- [WRITTEN PROBLEM]: Work out how many lines of the listing hold the string "chart", then answer with that number and nothing else.

- [AVAILABLE DATA]:
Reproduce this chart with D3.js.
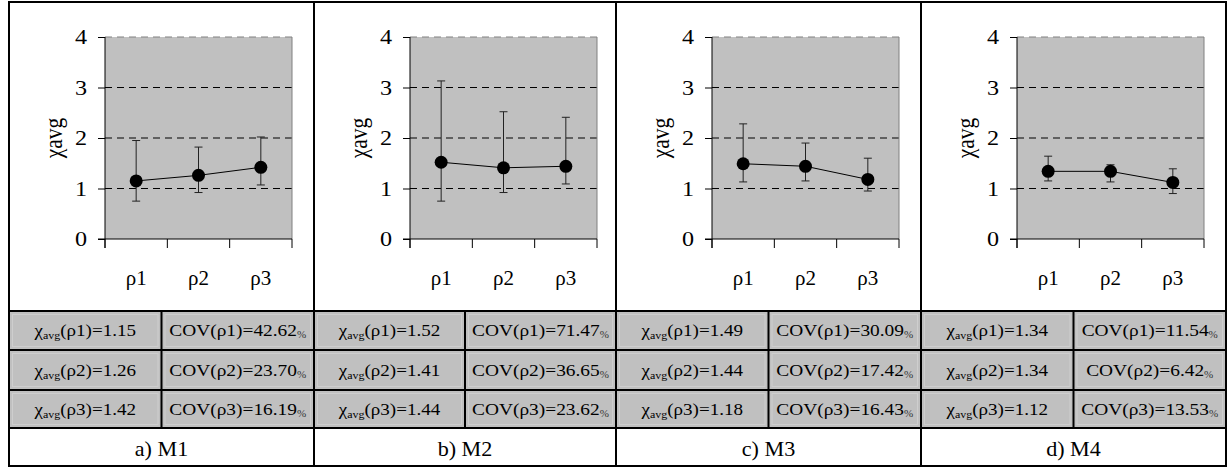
<!DOCTYPE html>
<html><head><meta charset="utf-8">
<script src="https://cdn.jsdelivr.net/npm/d3@7"></script>
<style>body{margin:0;background:#fff}svg{display:block}</style>
</head><body>
<svg id="chart" width="1231" height="467"></svg>
<script>
// ---------- data ----------
const panelLabels = ["a) M1", "b) M2", "c) M3", "d) M4"];
const categories = ["ρ1", "ρ2", "ρ3"];
const yTicks = [0, 1, 2, 3, 4];

const meanM1 = [1.15, 1.26, 1.42];
const meanM2 = [1.52, 1.41, 1.44];
const meanM3 = [1.49, 1.44, 1.18];
const meanM4 = [1.34, 1.34, 1.12];

const highM1 = [1.95, 1.82, 2.02];
const highM2 = [3.13, 2.52, 2.41];
const highM3 = [2.28, 1.90, 1.60];
const highM4 = [1.64, 1.47, 1.39];

const lowM1 = [0.75, 0.92, 1.07];
const lowM2 = [0.75, 0.92, 1.09];
const lowM3 = [1.13, 1.15, 0.95];
const lowM4 = [1.15, 1.13, 0.90];

const covM1 = [42.62, 23.70, 16.19];
const covM2 = [71.47, 36.65, 23.62];
const covM3 = [30.09, 17.42, 16.43];
const covM4 = [11.54, 6.42, 13.53];

const means = [meanM1, meanM2, meanM3, meanM4];
const highs = [highM1, highM2, highM3, highM4];
const lows = [lowM1, lowM2, lowM3, lowM4];
const covs = [covM1, covM2, covM3, covM4];

// ---------- layout ----------
const FONT = "'Liberation Serif','Times New Roman',serif";
const svg = d3.select("#chart");
const edges = [9, 314, 616, 921, 1226];
const frameTop = 2, frameBottom = 466;
const rowLines = [311, 350, 390, 428];
const plotTop = 37, plotBottom = 239, plotOffset = 96, plotW = 187;

svg.append("rect").attr("width", 1231).attr("height", 467).attr("fill", "#fff");

// table cells (gray)
for (let p = 0; p < 4; p++) {
  const mid = (edges[p] + edges[p + 1]) / 2;
  const cols = [[edges[p], mid], [mid, edges[p + 1]]];
  for (let r = 0; r < 3; r++) {
    cols.forEach(([a, b]) => {
      svg.append("rect").attr("x", a).attr("y", rowLines[r])
        .attr("width", b - a).attr("height", rowLines[r + 1] - rowLines[r])
        .attr("fill", "#c0c0c0");
      svg.append("rect").attr("x", a + 3.5).attr("y", rowLines[r] + 3.5)
        .attr("width", b - a - 7).attr("height", rowLines[r + 1] - rowLines[r] - 7)
        .attr("fill", "none").attr("stroke", "#cecece").attr("stroke-width", 1);
    });
  }
}

const leftTexts = [], rightTexts = [];

// ---------- panels ----------
for (let p = 0; p < 4; p++) {
  const left = edges[p] + plotOffset;
  const g = svg.append("g");
  const x = d3.scaleBand().domain(categories).range([left, left + plotW]).padding(0);
  const y = d3.scaleLinear().domain([0, 4]).range([plotBottom, plotTop]);

  g.append("rect").attr("x", left).attr("y", y(4)).attr("width", plotW)
    .attr("height", y(0) - y(4)).attr("fill", "#c0c0c0");

  // grid lines
  g.selectAll(".grid").data(yTicks.filter(d => d > 0)).join("line")
    .attr("x1", left).attr("x2", left + plotW)
    .attr("y1", d => y(d)).attr("y2", d => y(d))
    .attr("stroke", d => d === 4 ? "#808080" : "#000")
    .attr("stroke-width", 1).attr("stroke-dasharray", "7,5");
  // right border
  g.append("line").attr("x1", left + plotW).attr("x2", left + plotW)
    .attr("y1", y(4)).attr("y2", y(0)).attr("stroke", "#808080");

  // y axis
  const ya = g.append("g").attr("transform", `translate(${left},0)`)
    .call(d3.axisLeft(y).tickValues(yTicks).tickSize(7).tickPadding(11).tickFormat(d3.format("d")));
  ya.select(".domain").remove();
  ya.selectAll("line").attr("stroke", "#000");
  ya.selectAll("text").attr("font-family", FONT).attr("font-size", 21).attr("fill", "#000")
    .attr("x", -18 / 1.15).attr("transform", "scale(1.15,1)");
  g.append("line").attr("x1", left).attr("x2", left).attr("y1", y(4)).attr("y2", y(0) + 9)
    .attr("stroke", "#000");

  // x axis
  g.append("line").attr("x1", left - 7).attr("x2", left + plotW).attr("y1", y(0)).attr("y2", y(0))
    .attr("stroke", "#000");
  const bounds = categories.map(c => x(c)).concat([x(categories[2]) + x.bandwidth()]);
  g.selectAll(".xt").data(bounds).join("line")
    .attr("x1", d => d).attr("x2", d => d).attr("y1", y(0)).attr("y2", y(0) + 9)
    .attr("stroke", "#000");
  g.selectAll(".xl").data(categories).join("text")
    .attr("transform", d => `translate(${x(d) + x.bandwidth() / 2},285)`)
    .attr("text-anchor", "middle").attr("font-family", FONT).attr("font-size", 21)
    .text(d => d);

  // y label
  g.append("text").attr("transform", `translate(${edges[p] + 53},138) rotate(-90) scale(1,1.15)`)
    .attr("text-anchor", "middle").attr("font-family", FONT).attr("font-size", 21.5)
    .text("χavg");

  const cx = d => x(d) + x.bandwidth() / 2;
  const pts = categories.map((c, i) => ({ c, m: means[p][i], hi: highs[p][i], lo: lows[p][i] }));

  // error bars
  g.selectAll(".eb").data(pts).join("line")
    .attr("x1", d => cx(d.c)).attr("x2", d => cx(d.c))
    .attr("y1", d => y(d.hi)).attr("y2", d => y(d.lo)).attr("stroke", "#222");
  ["hi", "lo"].forEach(k => {
    g.selectAll(".cap" + k).data(pts).join("line")
      .attr("x1", d => cx(d.c) - 4).attr("x2", d => cx(d.c) + 4)
      .attr("y1", d => y(d[k])).attr("y2", d => y(d[k])).attr("stroke", "#222");
  });
  // line
  g.append("path").datum(pts).attr("fill", "none").attr("stroke", "#000").attr("stroke-width", 1)
    .attr("d", d3.line().x(d => cx(d.c)).y(d => y(d.m)));
  g.selectAll(".pt").data(pts).join("circle")
    .attr("cx", d => cx(d.c)).attr("cy", d => y(d.m)).attr("r", 6.5).attr("fill", "#000");

  // table text
  const mid = (edges[p] + edges[p + 1]) / 2;
  const c1 = (edges[p] + mid) / 2, c2 = (mid + edges[p + 1]) / 2;
  for (let r = 0; r < 3; r++) {
    const by = (rowLines[r] + rowLines[r + 1]) / 2 + 5.5;
    const t1 = g.append("text").datum([c1, by])
      .attr("text-anchor", "middle").attr("font-family", FONT).attr("font-size", 17.5);
    t1.append("tspan").text("χ");
    t1.append("tspan").attr("font-size", 11).attr("dy", 3).text("avg");
    t1.append("tspan").attr("dy", -3).text(`(${categories[r]})=${means[p][r].toFixed(2)}`);
    const t2 = g.append("text").datum([c2, by])
      .attr("text-anchor", "middle").attr("font-family", FONT).attr("font-size", 17.5);
    t2.append("tspan").text(`COV(${categories[r]})=${covs[p][r].toFixed(2)}`);
    t2.append("tspan").attr("font-size", 10).attr("dy", 2).attr("fill", "#333").text("%");
    leftTexts.push(t1); rightTexts.push(t2);
  }

  // panel label
  g.append("text").attr("transform", `translate(${(edges[p] + edges[p + 1]) / 2},456) scale(1.08,1)`)
    .attr("text-anchor", "middle").attr("font-family", FONT).attr("font-size", 20.5)
    .text(panelLabels[p]);
}

// fit table text widths to the reference proportions (first cells as the guide)
const sL = 103 / leftTexts[0].node().getBBox().width;
const sR = 137 / rightTexts[0].node().getBBox().width;
leftTexts.forEach(t => { const [a, b] = t.datum(); t.attr("transform", `translate(${a},${b}) scale(${sL},1)`); });
rightTexts.forEach(t => { const [a, b] = t.datum(); t.attr("transform", `translate(${a},${b}) scale(${sR},1)`); });

// ---------- grid lines of the frame ----------
const frame = svg.append("g").attr("stroke", "#000").attr("stroke-width", 2);
edges.forEach(e => frame.append("line").attr("x1", e).attr("x2", e).attr("y1", frameTop).attr("y2", frameBottom));
[frameTop, ...rowLines, frameBottom].forEach(yy => frame.append("line").attr("x1", edges[0] - 1).attr("x2", edges[4] + 1).attr("y1", yy).attr("y2", yy));
for (let p = 0; p < 4; p++) {
  const mid = (edges[p] + edges[p + 1]) / 2;
  frame.append("line").attr("x1", mid).attr("x2", mid).attr("y1", rowLines[0]).attr("y2", rowLines[3]);
}
</script>
</body></html>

- [EXPECTED ANSWER]: 3